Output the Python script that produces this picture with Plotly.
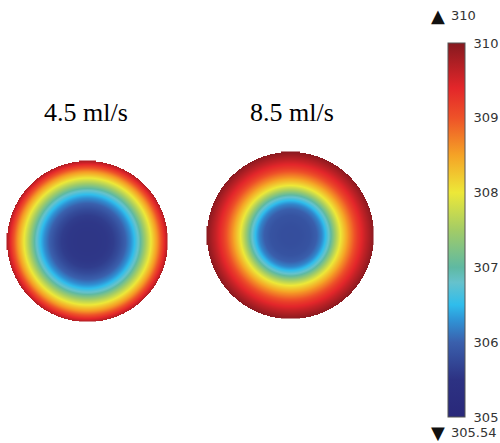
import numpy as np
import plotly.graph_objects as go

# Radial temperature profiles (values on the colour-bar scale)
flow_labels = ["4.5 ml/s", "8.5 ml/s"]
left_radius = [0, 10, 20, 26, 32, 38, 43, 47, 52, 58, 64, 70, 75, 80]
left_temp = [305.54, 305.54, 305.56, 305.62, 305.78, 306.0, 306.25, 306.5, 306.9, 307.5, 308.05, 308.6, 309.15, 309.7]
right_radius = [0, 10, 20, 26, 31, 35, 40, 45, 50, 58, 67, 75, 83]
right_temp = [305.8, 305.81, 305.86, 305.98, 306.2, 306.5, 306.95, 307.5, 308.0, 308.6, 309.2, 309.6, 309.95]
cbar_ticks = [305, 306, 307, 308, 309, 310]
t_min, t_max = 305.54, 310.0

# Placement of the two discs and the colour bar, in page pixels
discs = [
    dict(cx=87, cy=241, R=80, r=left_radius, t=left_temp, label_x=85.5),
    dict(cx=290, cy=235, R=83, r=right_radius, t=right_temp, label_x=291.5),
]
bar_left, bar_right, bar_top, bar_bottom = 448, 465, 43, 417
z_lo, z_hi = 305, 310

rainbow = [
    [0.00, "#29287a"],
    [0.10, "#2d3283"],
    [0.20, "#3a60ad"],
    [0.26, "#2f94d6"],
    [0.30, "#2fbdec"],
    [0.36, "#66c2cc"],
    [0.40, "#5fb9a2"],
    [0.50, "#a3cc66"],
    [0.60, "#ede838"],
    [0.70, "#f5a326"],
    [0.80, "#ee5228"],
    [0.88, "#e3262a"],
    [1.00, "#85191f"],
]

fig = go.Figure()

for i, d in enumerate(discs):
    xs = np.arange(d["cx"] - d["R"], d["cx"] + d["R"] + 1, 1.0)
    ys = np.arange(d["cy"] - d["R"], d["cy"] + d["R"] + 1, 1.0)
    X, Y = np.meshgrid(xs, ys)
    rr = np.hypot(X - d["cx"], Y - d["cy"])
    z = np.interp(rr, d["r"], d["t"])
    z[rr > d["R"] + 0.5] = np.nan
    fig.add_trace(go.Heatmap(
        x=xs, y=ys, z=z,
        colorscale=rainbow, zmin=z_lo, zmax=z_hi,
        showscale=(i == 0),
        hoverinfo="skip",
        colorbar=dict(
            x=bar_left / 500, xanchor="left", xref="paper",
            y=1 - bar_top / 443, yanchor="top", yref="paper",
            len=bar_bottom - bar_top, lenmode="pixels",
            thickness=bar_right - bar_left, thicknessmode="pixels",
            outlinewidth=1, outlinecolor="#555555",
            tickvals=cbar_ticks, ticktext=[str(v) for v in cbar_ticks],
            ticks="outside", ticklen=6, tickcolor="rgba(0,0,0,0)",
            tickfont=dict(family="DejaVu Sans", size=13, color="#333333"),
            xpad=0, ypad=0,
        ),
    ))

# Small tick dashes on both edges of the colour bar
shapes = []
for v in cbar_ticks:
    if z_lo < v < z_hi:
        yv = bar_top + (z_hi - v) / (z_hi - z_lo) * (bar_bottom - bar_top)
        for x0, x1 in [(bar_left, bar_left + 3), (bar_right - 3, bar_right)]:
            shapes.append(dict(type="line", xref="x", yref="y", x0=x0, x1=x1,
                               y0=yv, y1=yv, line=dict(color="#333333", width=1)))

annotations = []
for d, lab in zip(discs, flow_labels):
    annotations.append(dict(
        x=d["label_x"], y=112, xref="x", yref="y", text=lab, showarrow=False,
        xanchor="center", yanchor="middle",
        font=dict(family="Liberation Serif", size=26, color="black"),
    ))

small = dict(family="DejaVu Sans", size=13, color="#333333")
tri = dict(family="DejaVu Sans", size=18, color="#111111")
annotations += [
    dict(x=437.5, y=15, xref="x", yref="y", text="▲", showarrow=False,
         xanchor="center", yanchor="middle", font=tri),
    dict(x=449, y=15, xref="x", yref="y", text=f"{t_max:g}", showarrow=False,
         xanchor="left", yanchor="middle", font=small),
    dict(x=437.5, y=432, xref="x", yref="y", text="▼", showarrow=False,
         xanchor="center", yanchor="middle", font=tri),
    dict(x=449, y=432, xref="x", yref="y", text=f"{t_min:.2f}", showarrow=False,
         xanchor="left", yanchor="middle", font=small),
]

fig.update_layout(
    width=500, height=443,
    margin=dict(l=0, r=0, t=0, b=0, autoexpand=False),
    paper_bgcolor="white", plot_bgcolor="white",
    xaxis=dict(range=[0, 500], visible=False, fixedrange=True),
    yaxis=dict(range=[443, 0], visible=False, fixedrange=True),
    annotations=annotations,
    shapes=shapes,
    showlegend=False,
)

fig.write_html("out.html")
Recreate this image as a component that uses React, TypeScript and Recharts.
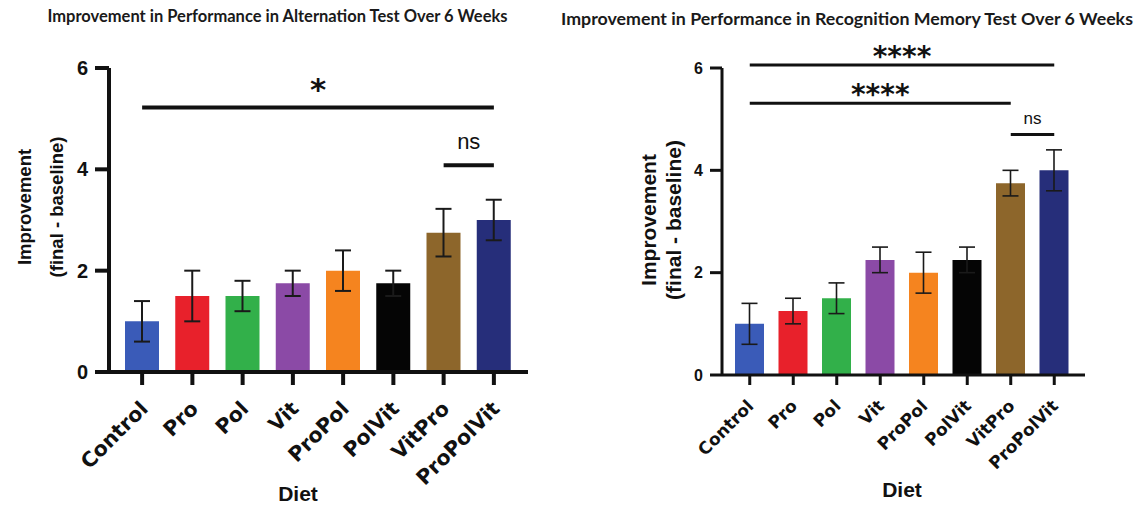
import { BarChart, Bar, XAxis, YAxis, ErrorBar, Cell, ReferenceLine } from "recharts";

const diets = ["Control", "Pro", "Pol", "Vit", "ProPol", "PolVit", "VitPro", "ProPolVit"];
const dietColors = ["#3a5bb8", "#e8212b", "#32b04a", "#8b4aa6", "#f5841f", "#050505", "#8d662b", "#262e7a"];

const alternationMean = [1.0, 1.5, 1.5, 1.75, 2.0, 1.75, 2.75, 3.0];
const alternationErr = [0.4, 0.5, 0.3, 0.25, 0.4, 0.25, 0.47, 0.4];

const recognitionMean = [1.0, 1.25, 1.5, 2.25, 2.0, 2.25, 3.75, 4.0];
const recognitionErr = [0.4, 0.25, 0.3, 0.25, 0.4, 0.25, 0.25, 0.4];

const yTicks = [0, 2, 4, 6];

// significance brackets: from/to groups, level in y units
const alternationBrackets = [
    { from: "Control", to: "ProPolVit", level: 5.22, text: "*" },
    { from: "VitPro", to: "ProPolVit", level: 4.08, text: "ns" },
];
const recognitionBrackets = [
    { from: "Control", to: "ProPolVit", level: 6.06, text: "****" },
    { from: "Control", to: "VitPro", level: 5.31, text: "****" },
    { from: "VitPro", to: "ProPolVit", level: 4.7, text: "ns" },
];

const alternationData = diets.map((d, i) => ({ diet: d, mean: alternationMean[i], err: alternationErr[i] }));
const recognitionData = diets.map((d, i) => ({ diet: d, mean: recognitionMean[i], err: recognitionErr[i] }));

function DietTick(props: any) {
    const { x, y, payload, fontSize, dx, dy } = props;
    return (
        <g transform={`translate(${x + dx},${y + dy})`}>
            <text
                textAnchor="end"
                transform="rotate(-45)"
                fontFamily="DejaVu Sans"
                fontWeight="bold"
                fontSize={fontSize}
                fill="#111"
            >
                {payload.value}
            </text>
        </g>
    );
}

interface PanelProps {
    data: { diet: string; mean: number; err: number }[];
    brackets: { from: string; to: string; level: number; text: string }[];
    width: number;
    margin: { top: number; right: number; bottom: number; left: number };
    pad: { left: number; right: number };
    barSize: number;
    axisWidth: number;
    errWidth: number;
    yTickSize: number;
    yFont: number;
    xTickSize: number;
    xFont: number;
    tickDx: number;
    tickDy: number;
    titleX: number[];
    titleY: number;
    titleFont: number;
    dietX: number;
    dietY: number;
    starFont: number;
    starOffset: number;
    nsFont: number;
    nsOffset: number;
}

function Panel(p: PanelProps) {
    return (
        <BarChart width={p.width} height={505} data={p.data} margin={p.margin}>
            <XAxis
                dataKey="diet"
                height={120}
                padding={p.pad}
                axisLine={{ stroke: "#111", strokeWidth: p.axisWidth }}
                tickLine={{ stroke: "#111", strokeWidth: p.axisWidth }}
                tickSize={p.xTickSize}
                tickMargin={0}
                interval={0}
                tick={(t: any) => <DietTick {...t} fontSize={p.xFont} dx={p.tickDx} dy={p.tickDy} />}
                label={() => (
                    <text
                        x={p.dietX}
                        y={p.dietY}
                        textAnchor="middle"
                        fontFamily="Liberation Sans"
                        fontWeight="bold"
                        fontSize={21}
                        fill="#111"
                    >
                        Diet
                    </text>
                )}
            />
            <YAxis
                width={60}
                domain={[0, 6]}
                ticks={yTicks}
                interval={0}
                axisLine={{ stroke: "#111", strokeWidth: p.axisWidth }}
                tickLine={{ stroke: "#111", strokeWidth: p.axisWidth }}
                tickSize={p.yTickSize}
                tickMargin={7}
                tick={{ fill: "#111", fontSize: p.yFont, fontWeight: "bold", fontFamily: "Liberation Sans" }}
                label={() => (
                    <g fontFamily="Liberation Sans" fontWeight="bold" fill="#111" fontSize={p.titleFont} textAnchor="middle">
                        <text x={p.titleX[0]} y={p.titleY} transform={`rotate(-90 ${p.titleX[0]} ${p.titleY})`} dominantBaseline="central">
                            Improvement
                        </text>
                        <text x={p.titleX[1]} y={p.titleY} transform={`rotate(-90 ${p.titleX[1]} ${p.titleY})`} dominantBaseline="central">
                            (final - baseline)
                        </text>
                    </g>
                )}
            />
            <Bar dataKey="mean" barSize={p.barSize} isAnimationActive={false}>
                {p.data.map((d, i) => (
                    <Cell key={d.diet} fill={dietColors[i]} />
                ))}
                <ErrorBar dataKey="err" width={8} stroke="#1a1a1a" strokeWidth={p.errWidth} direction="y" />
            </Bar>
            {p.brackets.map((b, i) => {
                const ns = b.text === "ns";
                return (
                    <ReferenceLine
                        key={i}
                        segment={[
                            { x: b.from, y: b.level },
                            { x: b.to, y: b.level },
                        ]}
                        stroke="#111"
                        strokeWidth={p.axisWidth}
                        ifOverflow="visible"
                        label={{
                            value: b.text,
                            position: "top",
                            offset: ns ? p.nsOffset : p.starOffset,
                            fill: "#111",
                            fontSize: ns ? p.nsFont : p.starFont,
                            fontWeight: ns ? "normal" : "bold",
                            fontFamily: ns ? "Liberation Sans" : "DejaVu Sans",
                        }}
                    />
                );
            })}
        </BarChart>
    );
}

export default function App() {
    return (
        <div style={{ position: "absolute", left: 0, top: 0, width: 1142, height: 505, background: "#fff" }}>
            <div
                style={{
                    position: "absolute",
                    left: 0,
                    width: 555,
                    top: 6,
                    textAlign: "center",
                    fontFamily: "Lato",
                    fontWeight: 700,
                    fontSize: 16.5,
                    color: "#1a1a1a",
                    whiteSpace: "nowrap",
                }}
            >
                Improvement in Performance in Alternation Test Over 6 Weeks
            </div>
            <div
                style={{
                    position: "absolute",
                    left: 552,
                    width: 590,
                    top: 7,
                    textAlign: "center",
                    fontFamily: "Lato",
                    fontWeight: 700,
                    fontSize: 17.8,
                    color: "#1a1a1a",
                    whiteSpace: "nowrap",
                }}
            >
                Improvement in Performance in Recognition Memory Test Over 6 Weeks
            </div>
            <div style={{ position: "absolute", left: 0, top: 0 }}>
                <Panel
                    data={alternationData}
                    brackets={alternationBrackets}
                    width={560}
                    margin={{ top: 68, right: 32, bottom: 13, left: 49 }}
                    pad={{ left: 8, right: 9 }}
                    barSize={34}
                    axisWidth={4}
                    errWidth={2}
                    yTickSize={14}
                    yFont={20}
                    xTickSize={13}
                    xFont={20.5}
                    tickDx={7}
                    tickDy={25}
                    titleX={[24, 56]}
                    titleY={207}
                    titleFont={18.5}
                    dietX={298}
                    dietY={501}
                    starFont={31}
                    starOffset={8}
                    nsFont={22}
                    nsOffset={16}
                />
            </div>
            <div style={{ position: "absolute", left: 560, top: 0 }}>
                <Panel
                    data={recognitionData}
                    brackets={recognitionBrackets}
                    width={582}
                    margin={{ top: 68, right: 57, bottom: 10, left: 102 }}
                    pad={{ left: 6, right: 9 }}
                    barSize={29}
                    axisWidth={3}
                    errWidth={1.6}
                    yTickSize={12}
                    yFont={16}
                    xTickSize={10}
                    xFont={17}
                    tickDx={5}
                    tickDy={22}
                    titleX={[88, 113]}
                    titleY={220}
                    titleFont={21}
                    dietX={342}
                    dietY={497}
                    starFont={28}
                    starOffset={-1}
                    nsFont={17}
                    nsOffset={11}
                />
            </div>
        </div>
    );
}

========

**WHAT TO PRODUCE**
Go through the entries above and copy every line containing "that".

**TASK RESULT**
Output the Python script that produces this picture with Plotly.
Recreate this image as a component that uses React, TypeScript and Recharts.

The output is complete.